**Set task**
Your task is to repeat the lines below exactly, excluding any pictures they contain.

**Dataset content**
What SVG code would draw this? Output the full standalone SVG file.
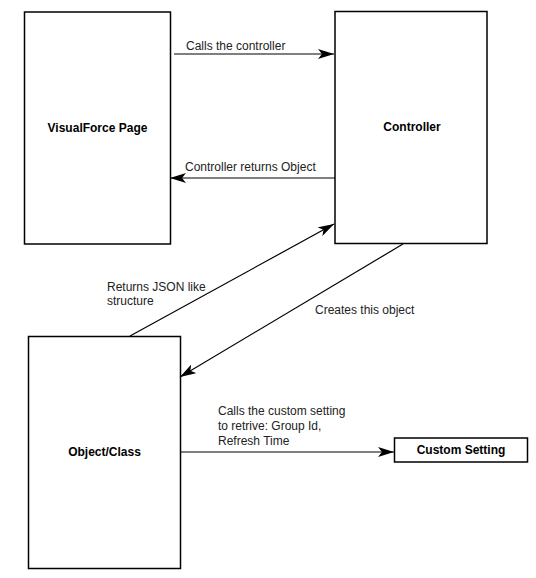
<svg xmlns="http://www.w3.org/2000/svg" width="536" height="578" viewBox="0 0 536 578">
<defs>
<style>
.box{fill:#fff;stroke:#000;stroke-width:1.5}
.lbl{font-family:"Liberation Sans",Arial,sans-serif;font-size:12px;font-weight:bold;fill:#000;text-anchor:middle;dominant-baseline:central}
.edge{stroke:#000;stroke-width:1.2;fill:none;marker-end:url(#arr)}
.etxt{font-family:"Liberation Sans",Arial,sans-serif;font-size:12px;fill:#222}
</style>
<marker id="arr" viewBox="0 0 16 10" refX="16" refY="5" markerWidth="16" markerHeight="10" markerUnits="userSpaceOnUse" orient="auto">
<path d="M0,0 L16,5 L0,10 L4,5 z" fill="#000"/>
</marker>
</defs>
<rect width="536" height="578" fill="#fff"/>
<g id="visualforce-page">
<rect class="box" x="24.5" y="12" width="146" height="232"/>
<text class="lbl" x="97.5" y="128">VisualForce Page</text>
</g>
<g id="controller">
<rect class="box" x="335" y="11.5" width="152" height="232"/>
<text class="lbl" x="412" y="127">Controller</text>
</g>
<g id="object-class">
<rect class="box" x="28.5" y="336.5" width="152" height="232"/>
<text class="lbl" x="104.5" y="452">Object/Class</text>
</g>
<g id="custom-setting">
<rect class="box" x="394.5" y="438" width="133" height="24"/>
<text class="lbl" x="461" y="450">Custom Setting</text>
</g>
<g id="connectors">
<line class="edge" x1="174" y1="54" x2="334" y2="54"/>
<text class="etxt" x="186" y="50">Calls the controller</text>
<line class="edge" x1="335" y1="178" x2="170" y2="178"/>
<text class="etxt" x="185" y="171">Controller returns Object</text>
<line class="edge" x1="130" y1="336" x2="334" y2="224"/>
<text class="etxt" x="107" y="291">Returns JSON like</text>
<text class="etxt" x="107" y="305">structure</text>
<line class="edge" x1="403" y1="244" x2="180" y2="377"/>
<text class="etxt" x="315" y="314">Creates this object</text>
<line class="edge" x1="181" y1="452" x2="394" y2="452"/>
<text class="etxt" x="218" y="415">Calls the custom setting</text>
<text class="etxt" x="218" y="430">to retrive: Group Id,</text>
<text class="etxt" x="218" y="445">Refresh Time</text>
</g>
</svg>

**Expected output**
What SVG code would draw this? Output the full standalone SVG file.
<svg xmlns="http://www.w3.org/2000/svg" width="536" height="578" viewBox="0 0 536 578">
<defs>
<style>
.box{fill:#fff;stroke:#000;stroke-width:1.5}
.lbl{font-family:"Liberation Sans",Arial,sans-serif;font-size:12px;font-weight:bold;fill:#000;text-anchor:middle;dominant-baseline:central}
.edge{stroke:#000;stroke-width:1.2;fill:none;marker-end:url(#arr)}
.etxt{font-family:"Liberation Sans",Arial,sans-serif;font-size:12px;fill:#222}
</style>
<marker id="arr" viewBox="0 0 16 10" refX="16" refY="5" markerWidth="16" markerHeight="10" markerUnits="userSpaceOnUse" orient="auto">
<path d="M0,0 L16,5 L0,10 L4,5 z" fill="#000"/>
</marker>
</defs>
<rect width="536" height="578" fill="#fff"/>
<g id="visualforce-page">
<rect class="box" x="24.5" y="12" width="146" height="232"/>
<text class="lbl" x="97.5" y="128">VisualForce Page</text>
</g>
<g id="controller">
<rect class="box" x="335" y="11.5" width="152" height="232"/>
<text class="lbl" x="412" y="127">Controller</text>
</g>
<g id="object-class">
<rect class="box" x="28.5" y="336.5" width="152" height="232"/>
<text class="lbl" x="104.5" y="452">Object/Class</text>
</g>
<g id="custom-setting">
<rect class="box" x="394.5" y="438" width="133" height="24"/>
<text class="lbl" x="461" y="450">Custom Setting</text>
</g>
<g id="connectors">
<line class="edge" x1="174" y1="54" x2="334" y2="54"/>
<text class="etxt" x="186" y="50">Calls the controller</text>
<line class="edge" x1="335" y1="178" x2="170" y2="178"/>
<text class="etxt" x="185" y="171">Controller returns Object</text>
<line class="edge" x1="130" y1="336" x2="334" y2="224"/>
<text class="etxt" x="107" y="291">Returns JSON like</text>
<text class="etxt" x="107" y="305">structure</text>
<line class="edge" x1="403" y1="244" x2="180" y2="377"/>
<text class="etxt" x="315" y="314">Creates this object</text>
<line class="edge" x1="181" y1="452" x2="394" y2="452"/>
<text class="etxt" x="218" y="415">Calls the custom setting</text>
<text class="etxt" x="218" y="430">to retrive: Group Id,</text>
<text class="etxt" x="218" y="445">Refresh Time</text>
</g>
</svg>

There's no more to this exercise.